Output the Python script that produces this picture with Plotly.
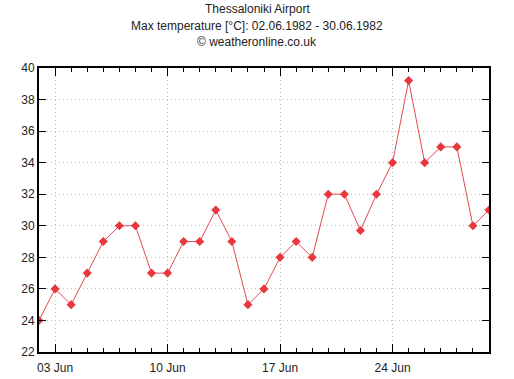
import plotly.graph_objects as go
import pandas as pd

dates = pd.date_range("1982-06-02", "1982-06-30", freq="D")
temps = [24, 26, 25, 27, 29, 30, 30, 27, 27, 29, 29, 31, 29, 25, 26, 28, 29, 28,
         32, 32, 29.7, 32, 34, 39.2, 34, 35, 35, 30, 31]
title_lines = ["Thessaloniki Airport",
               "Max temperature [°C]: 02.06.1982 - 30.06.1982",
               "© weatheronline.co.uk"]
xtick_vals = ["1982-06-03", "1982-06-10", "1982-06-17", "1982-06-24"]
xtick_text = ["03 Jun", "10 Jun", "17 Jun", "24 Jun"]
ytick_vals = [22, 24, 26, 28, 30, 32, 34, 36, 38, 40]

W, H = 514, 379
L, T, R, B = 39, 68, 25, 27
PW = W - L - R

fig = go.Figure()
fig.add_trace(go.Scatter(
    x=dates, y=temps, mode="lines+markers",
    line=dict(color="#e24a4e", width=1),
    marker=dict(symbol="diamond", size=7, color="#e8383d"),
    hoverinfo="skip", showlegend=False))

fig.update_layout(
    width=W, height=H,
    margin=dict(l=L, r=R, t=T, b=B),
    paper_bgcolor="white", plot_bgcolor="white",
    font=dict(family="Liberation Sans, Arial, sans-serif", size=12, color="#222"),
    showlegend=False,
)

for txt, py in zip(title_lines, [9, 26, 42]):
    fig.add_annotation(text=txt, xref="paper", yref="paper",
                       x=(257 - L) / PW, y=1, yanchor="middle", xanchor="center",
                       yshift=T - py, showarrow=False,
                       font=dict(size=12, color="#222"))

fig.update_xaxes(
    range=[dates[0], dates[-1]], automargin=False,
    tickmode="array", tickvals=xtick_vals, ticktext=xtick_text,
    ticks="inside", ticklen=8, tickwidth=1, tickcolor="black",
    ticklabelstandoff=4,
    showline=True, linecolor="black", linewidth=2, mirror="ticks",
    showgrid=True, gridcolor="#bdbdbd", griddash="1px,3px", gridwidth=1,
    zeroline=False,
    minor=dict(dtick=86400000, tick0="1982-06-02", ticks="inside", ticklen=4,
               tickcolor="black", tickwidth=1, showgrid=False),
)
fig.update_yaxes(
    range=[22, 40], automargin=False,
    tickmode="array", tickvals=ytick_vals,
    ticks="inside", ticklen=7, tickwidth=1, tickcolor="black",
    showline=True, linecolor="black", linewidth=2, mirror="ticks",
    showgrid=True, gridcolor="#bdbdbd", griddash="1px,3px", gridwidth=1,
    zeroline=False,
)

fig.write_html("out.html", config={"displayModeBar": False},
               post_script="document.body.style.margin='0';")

▬▬▬▬▬▬

[Written task] Without the pictures, retype the whole of the material above exactly.

[Written answer]
Output the Python script that produces this picture with Plotly.
import plotly.graph_objects as go
import pandas as pd

dates = pd.date_range("1982-06-02", "1982-06-30", freq="D")
temps = [24, 26, 25, 27, 29, 30, 30, 27, 27, 29, 29, 31, 29, 25, 26, 28, 29, 28,
         32, 32, 29.7, 32, 34, 39.2, 34, 35, 35, 30, 31]
title_lines = ["Thessaloniki Airport",
               "Max temperature [°C]: 02.06.1982 - 30.06.1982",
               "© weatheronline.co.uk"]
xtick_vals = ["1982-06-03", "1982-06-10", "1982-06-17", "1982-06-24"]
xtick_text = ["03 Jun", "10 Jun", "17 Jun", "24 Jun"]
ytick_vals = [22, 24, 26, 28, 30, 32, 34, 36, 38, 40]

W, H = 514, 379
L, T, R, B = 39, 68, 25, 27
PW = W - L - R

fig = go.Figure()
fig.add_trace(go.Scatter(
    x=dates, y=temps, mode="lines+markers",
    line=dict(color="#e24a4e", width=1),
    marker=dict(symbol="diamond", size=7, color="#e8383d"),
    hoverinfo="skip", showlegend=False))

fig.update_layout(
    width=W, height=H,
    margin=dict(l=L, r=R, t=T, b=B),
    paper_bgcolor="white", plot_bgcolor="white",
    font=dict(family="Liberation Sans, Arial, sans-serif", size=12, color="#222"),
    showlegend=False,
)

for txt, py in zip(title_lines, [9, 26, 42]):
    fig.add_annotation(text=txt, xref="paper", yref="paper",
                       x=(257 - L) / PW, y=1, yanchor="middle", xanchor="center",
                       yshift=T - py, showarrow=False,
                       font=dict(size=12, color="#222"))

fig.update_xaxes(
    range=[dates[0], dates[-1]], automargin=False,
    tickmode="array", tickvals=xtick_vals, ticktext=xtick_text,
    ticks="inside", ticklen=8, tickwidth=1, tickcolor="black",
    ticklabelstandoff=4,
    showline=True, linecolor="black", linewidth=2, mirror="ticks",
    showgrid=True, gridcolor="#bdbdbd", griddash="1px,3px", gridwidth=1,
    zeroline=False,
    minor=dict(dtick=86400000, tick0="1982-06-02", ticks="inside", ticklen=4,
               tickcolor="black", tickwidth=1, showgrid=False),
)
fig.update_yaxes(
    range=[22, 40], automargin=False,
    tickmode="array", tickvals=ytick_vals,
    ticks="inside", ticklen=7, tickwidth=1, tickcolor="black",
    showline=True, linecolor="black", linewidth=2, mirror="ticks",
    showgrid=True, gridcolor="#bdbdbd", griddash="1px,3px", gridwidth=1,
    zeroline=False,
)

fig.write_html("out.html", config={"displayModeBar": False},
               post_script="document.body.style.margin='0';")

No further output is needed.